D. Leonor colocou o irmão no trono e “direcionou” financiamento para assegurar a continuidade do Hospital Termal das Caldas
No sábado, 18 de outubro, o Centro de Artes acolheu a conferência “À viva memória e fama immortal”: D. Leonor de Lencastre e o hospital de Nossa Senhora do Pópulo no século XVI” que foi proferida por Lisbeth Rodrigues e decorreu no âmbito dos 500 anos do seu legado.
A académica – que dedicou a sua tese de doutoramento ao hospital das Caldas – conhece bem a fundação e o funcionamento do mesmo. Na verdade sempre se deixou interrogou como teria sido em pleno século XV financiar uma estrutura tão grande. “Como teria sido possível vestir e alimentar e providenciar mais de cem indivíduos em simultâneo em pleno século XV?”. Para a investigadora, a demanda só foi possível pois o financiamento do Hospital foi conseguido por D. Leonor com a Coroa Portuguesa.
Em 1503, a rainha comprou ao rei as jugadas (imposto pago por cada jugo de bois) de Óbidos, Aldeia Galega, Merceana e Aldeia Gavinha. Em 1508, D. Leonor doou-os ao hospital termal.
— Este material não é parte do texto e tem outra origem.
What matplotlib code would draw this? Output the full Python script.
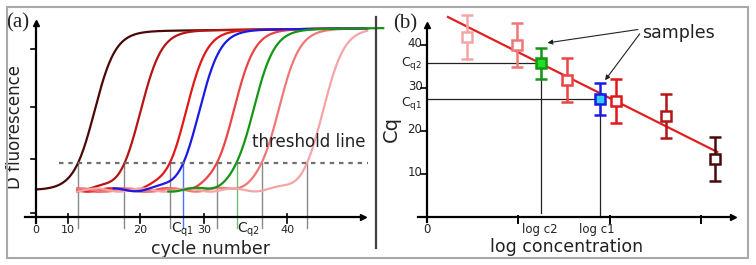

Fê-lo em satisfação do seu dote que 30 anos após o seu casamento ainda não tinha sido pago. “Foram decisões que acabaram por garantir a sustentabilidade do hospital das Caldas”, contou a investigadora.
“D. Leonor era uma mulher muito perspicaz, inteligente, astuta e determinada”, disse Lisbeth Rodrigues.
Apesar de ter sido também alvo de situações muito dramáticas como a morte do seu único filho e de ter vivido o assassinato do seu irmão D. Diogo, em 1484, pelo seu marido, o rei D. João II, a rainha “não se deixou abater pelas tragédias, isto é, transformou as suas fraquezas em forças para levar avante vários projetos”.
A convidada relembrou que o Hospital Termal das Caldas, fundado em 1485, é anterior ao de Todos os Santos que surgiu em Lisboa em 1492 e que, de facto, houve a ideia de travar os monges da Ordem de Cister que queriam cada vez mais território.
Nas Caldas, disse a académica, a Rainha não criou apenas um edifício, “criou uma comunidade”. Além do mais, esta esteve nas Caldas pelo menos em quatro ocasiões, numa altura em que era “mesmo muito difícil viajar em Portugal”.
D. Leonor era de facto uma mulher poderosa e segundo a convidada “tinha mais poder que muitos dos homens da sua época, tendo capitalizado a sua relação com o irmão, D. Manuel”.
Lisbeth Rodrigues diz que há uma relação de dádiva: “ela pede e ele acede. Foi ela que o fez rei de Portugal”.
A oradora é professora de História Moderna na Universidade do Porto, onde ensina um módulo sobre Assistência, onde são feitas referências constantes ao Hospital Termal e à ação da Rainha.
Em termos cronológicos, a investigadora considera que falta um estudo dedicado ao século XVII. Falta também um estudo sobre os doentes e as doenças que eram ali tratadas e a dinâmica que existia. “Falta também um estudo sobre o recrutamento das pessoas que serviam no hospital”, contou Lisbteh Rodrigues, acrescentando que no Hospital Termal, no tempo da Rainha, havia cinco escravos que laboravam no Hospital e que por isso “não tinham salário”.
Com a administração dos Loios, deixa de haver escravos nos serviço do hospital. Já a escolha dos provedores era feita sempre sob a alçada real e a partir de 1532 passam a ser padres a assegurar os lugares mais importantes da hierarquia.
No Livro do Compromisso expressa-se preocupação com quem serve no Hospital que em idos tempos contratava pessoas com incapacidades que “varriam o chão das enfermarias”, mostrando que a inclusão começou cedo.
Os doentes tomavam os banhos durante as madrugadas pois “acreditava-se que era nessa altura em que mais se transpirava”. Os banhos termais aconteciam por volta das duas da manhã. Os doentes voltavam para as suas camas, eram bem embrulhados e desta forma ao transpirarem “libertavam os maus humores, curando os seus males”. Também havia quem pagasse e ficasse alojado nas casas da localidade. “A diária incluía alimentação e os banhos”, contou a investigadora que continuará a estudar este Hospital “criado por uma rainha e bem sucedido, e que surgiu de um local ermo”, rematou.